Zenith Forecasts Drop In TV Ad Spending in U.S.
Media buyer Zenith expects advertising spending on TV in the U.S. to fall 0.4% to $68.2 billion in 2018.
According to Zenith, the $68.5 billion spent on TV advertising in 2017 was a peak, with spending dropping to $66.5 billion in 2020.
“Television is shrinking in the US, particularly for network television and syndication, as advertisers shift budgets online,” said Jonathan Barnard, Zenith’s Head of Forecasting and Director of Global Intelligence.

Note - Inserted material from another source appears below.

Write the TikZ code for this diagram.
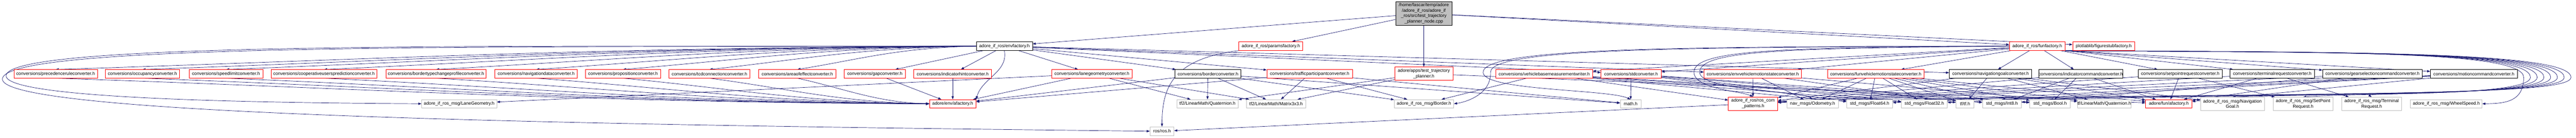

“Some of the money coming from television is going to online video platforms, which offer targeting and personalization as well as high reach among young viewers. For most video content producers, future growth will come from monetizing their content online.”
Zenith forecasts spending on broadcast network advertising dropping to $16.686 billion in 2018 from $16.770 in 2017. Cable is seen declining to $23.298 billion from $23.43 billion. Spot will be stable at $25.496 and syndication will slip to $2.734 billion from $2.775 billion.
Related: GroupM Sees Spending on TV Rising 4% in 2018
The forecast was released in time with the 45th Annual UBS Global Media and Communications Conference in New York. It is markedly different from an ad forecast released by GroupM, also for the UBS conference.
The start of the 2017-18 broadcast season does provide much reason for optimism, Zenith notes, with C3 ratings among adults 18 to 49 down 15%, and live viewing of primetime programing falling to 50% from 53% a year ago.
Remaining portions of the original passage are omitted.